**GIVEN REQUEST**
No images are to be carried over; print all other material exactly as it stands.

----------

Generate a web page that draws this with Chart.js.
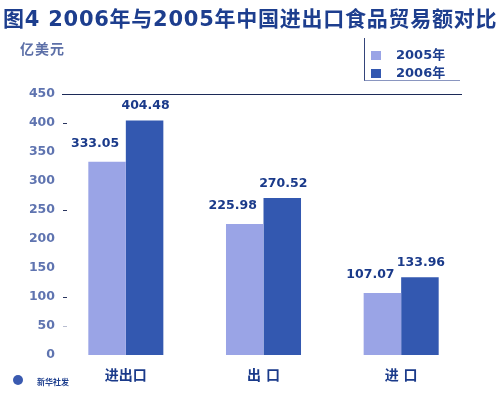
<!DOCTYPE html>
<html>
<head>
<meta charset="utf-8">
<script src="https://cdn.jsdelivr.net/npm/chart.js@4/dist/chart.umd.min.js"></script>
<style>
  body { margin:0; background:#fff; }
  #wrap { position:relative; width:500px; height:394px; overflow:hidden; font-family:"DejaVu Sans","Noto Sans CJK SC",sans-serif; font-weight:bold; }
  #title { position:absolute; left:3px; top:2px; font-size:21px; letter-spacing:0.75px; color:#1d3e8e; white-space:nowrap; }
  #unit { position:absolute; left:20px; top:38px; font-size:14px; letter-spacing:1px; color:#5d70a8; }
  #legend { position:absolute; left:364px; top:38px; width:95px; height:42px; border-left:1px solid #34447a; border-bottom:1px solid #8a96c0; }
  .li { position:absolute; left:6px; font-size:13px; color:#1d3e8e; }
  .sw { display:inline-block; width:10px; height:9px; margin-right:15px; vertical-align:-1px; }
  #foot { position:absolute; left:37px; top:376px; font-size:8px; color:#1d3e8e; }
  #logo { position:absolute; left:13px; top:375px; width:10px; height:10px; border-radius:50%; background:#3a5ab0; }
  canvas { position:absolute; left:0; top:0; }
</style>
</head>
<body>
<div id="wrap">
  <canvas id="myChart" width="500" height="394"></canvas>
  <div id="title">图4 2006年与2005年中国进出口食品贸易额对比</div>
  <div id="unit">亿美元</div>
  <div id="legend">
    <div class="li" style="top:6px"><span class="sw" style="background:#9aa4e6"></span>2005年</div>
    <div class="li" style="top:24px"><span class="sw" style="background:#3358b0"></span>2006年</div>
  </div>
  <div id="logo"></div>
  <div id="foot">新华社发</div>
</div>
<script>
var categories = ['进出口', '出 口', '进 口'];
var values2005 = [333.05, 225.98, 107.07];
var values2006 = [404.48, 270.52, 133.96];
var yTicks = [0, 50, 100, 150, 200, 250, 300, 350, 400, 450];
var markedTicks = [400, 250, 100, 50];

var FONT = '"DejaVu Sans","Noto Sans CJK SC",sans-serif';

// top rule at 450 and the small tick dashes
var axisMarks = {
  id: 'axisMarks',
  beforeDatasetsDraw: function(chart) {
    var c = chart.ctx, y = chart.scales.y;
    c.save();
    c.strokeStyle = '#1c2a58';
    c.lineWidth = 1;
    var top = Math.round(y.getPixelForValue(450)) + 0.5;
    c.beginPath(); c.moveTo(62, top); c.lineTo(462, top); c.stroke();
    markedTicks.forEach(function(v) {
      var py = Math.round(y.getPixelForValue(v)) + 0.5;
      c.strokeStyle = v === 50 ? '#b8bdd0' : '#2a3560';
      c.beginPath(); c.moveTo(63, py); c.lineTo(67, py); c.stroke();
    });
    c.restore();
  }
};

// value labels above the bars
var valueLabels = {
  id: 'valueLabels',
  afterDatasetsDraw: function(chart) {
    var c = chart.ctx;
    c.save();
    c.font = 'bold 12.5px ' + FONT;
    c.fillStyle = '#1a3a8a';
    c.textAlign = 'center';
    c.textBaseline = 'bottom';
    chart.data.datasets.forEach(function(ds, i) {
      var meta = chart.getDatasetMeta(i);
      meta.data.forEach(function(bar, j) {
        var dx = i === 0 ? -12 : 1;
        var dy = i === 0 ? 12 : 8;
        c.fillText(ds.data[j].toFixed(2), bar.x + dx, bar.y - dy);
      });
    });
    c.restore();
  }
};

var ctx = document.getElementById('myChart');
var config = {
  type: 'bar',
  data: {
    labels: categories,
    datasets: [
      { label: '2005年', data: values2005, backgroundColor: '#9aa4e6' },
      { label: '2006年', data: values2006, backgroundColor: '#3358b0' }
    ]
  },
  options: {
    responsive: false,
    animation: false,
    layout: { padding: { top: 94, right: 30, left: 0, bottom: 0 } },
    plugins: { legend: { display: false }, tooltip: { enabled: false } },
    datasets: { bar: { categoryPercentage: 0.545, barPercentage: 1.0 } },
    scales: {
      x: {
        grid: { display: false, drawTicks: false },
        border: { display: false },
        ticks: { color: '#1a3a8a', font: { family: FONT, size: 14, weight: 'bold' }, padding: 13 },
        afterFit: function(s) { s.height = 39; }
      },
      y: {
        min: 0, max: 450,
        afterBuildTicks: function(s) { s.ticks = yTicks.map(function(v) { return { value: v }; }); },
        grid: { display: false, drawTicks: false },
        border: { display: false },
        ticks: { color: '#5f74b0', font: { family: FONT, size: 12.5, weight: 'bold' }, padding: 2 },
        afterFit: function(s) { s.width = 57; }
      }
    }
  },
  plugins: [axisMarks, valueLabels]
};
var myChart = new Chart(ctx, config);
</script>
</body>
</html>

----------

**COMPLETE OUTPUT**
Generate a web page that draws this with Chart.js.
<!DOCTYPE html>
<html>
<head>
<meta charset="utf-8">
<script src="https://cdn.jsdelivr.net/npm/chart.js@4/dist/chart.umd.min.js"></script>
<style>
  body { margin:0; background:#fff; }
  #wrap { position:relative; width:500px; height:394px; overflow:hidden; font-family:"DejaVu Sans","Noto Sans CJK SC",sans-serif; font-weight:bold; }
  #title { position:absolute; left:3px; top:2px; font-size:21px; letter-spacing:0.75px; color:#1d3e8e; white-space:nowrap; }
  #unit { position:absolute; left:20px; top:38px; font-size:14px; letter-spacing:1px; color:#5d70a8; }
  #legend { position:absolute; left:364px; top:38px; width:95px; height:42px; border-left:1px solid #34447a; border-bottom:1px solid #8a96c0; }
  .li { position:absolute; left:6px; font-size:13px; color:#1d3e8e; }
  .sw { display:inline-block; width:10px; height:9px; margin-right:15px; vertical-align:-1px; }
  #foot { position:absolute; left:37px; top:376px; font-size:8px; color:#1d3e8e; }
  #logo { position:absolute; left:13px; top:375px; width:10px; height:10px; border-radius:50%; background:#3a5ab0; }
  canvas { position:absolute; left:0; top:0; }
</style>
</head>
<body>
<div id="wrap">
  <canvas id="myChart" width="500" height="394"></canvas>
  <div id="title">图4 2006年与2005年中国进出口食品贸易额对比</div>
  <div id="unit">亿美元</div>
  <div id="legend">
    <div class="li" style="top:6px"><span class="sw" style="background:#9aa4e6"></span>2005年</div>
    <div class="li" style="top:24px"><span class="sw" style="background:#3358b0"></span>2006年</div>
  </div>
  <div id="logo"></div>
  <div id="foot">新华社发</div>
</div>
<script>
var categories = ['进出口', '出 口', '进 口'];
var values2005 = [333.05, 225.98, 107.07];
var values2006 = [404.48, 270.52, 133.96];
var yTicks = [0, 50, 100, 150, 200, 250, 300, 350, 400, 450];
var markedTicks = [400, 250, 100, 50];

var FONT = '"DejaVu Sans","Noto Sans CJK SC",sans-serif';

// top rule at 450 and the small tick dashes
var axisMarks = {
  id: 'axisMarks',
  beforeDatasetsDraw: function(chart) {
    var c = chart.ctx, y = chart.scales.y;
    c.save();
    c.strokeStyle = '#1c2a58';
    c.lineWidth = 1;
    var top = Math.round(y.getPixelForValue(450)) + 0.5;
    c.beginPath(); c.moveTo(62, top); c.lineTo(462, top); c.stroke();
    markedTicks.forEach(function(v) {
      var py = Math.round(y.getPixelForValue(v)) + 0.5;
      c.strokeStyle = v === 50 ? '#b8bdd0' : '#2a3560';
      c.beginPath(); c.moveTo(63, py); c.lineTo(67, py); c.stroke();
    });
    c.restore();
  }
};

// value labels above the bars
var valueLabels = {
  id: 'valueLabels',
  afterDatasetsDraw: function(chart) {
    var c = chart.ctx;
    c.save();
    c.font = 'bold 12.5px ' + FONT;
    c.fillStyle = '#1a3a8a';
    c.textAlign = 'center';
    c.textBaseline = 'bottom';
    chart.data.datasets.forEach(function(ds, i) {
      var meta = chart.getDatasetMeta(i);
      meta.data.forEach(function(bar, j) {
        var dx = i === 0 ? -12 : 1;
        var dy = i === 0 ? 12 : 8;
        c.fillText(ds.data[j].toFixed(2), bar.x + dx, bar.y - dy);
      });
    });
    c.restore();
  }
};

var ctx = document.getElementById('myChart');
var config = {
  type: 'bar',
  data: {
    labels: categories,
    datasets: [
      { label: '2005年', data: values2005, backgroundColor: '#9aa4e6' },
      { label: '2006年', data: values2006, backgroundColor: '#3358b0' }
    ]
  },
  options: {
    responsive: false,
    animation: false,
    layout: { padding: { top: 94, right: 30, left: 0, bottom: 0 } },
    plugins: { legend: { display: false }, tooltip: { enabled: false } },
    datasets: { bar: { categoryPercentage: 0.545, barPercentage: 1.0 } },
    scales: {
      x: {
        grid: { display: false, drawTicks: false },
        border: { display: false },
        ticks: { color: '#1a3a8a', font: { family: FONT, size: 14, weight: 'bold' }, padding: 13 },
        afterFit: function(s) { s.height = 39; }
      },
      y: {
        min: 0, max: 450,
        afterBuildTicks: function(s) { s.ticks = yTicks.map(function(v) { return { value: v }; }); },
        grid: { display: false, drawTicks: false },
        border: { display: false },
        ticks: { color: '#5f74b0', font: { family: FONT, size: 12.5, weight: 'bold' }, padding: 2 },
        afterFit: function(s) { s.width = 57; }
      }
    }
  },
  plugins: [axisMarks, valueLabels]
};
var myChart = new Chart(ctx, config);
</script>
</body>
</html>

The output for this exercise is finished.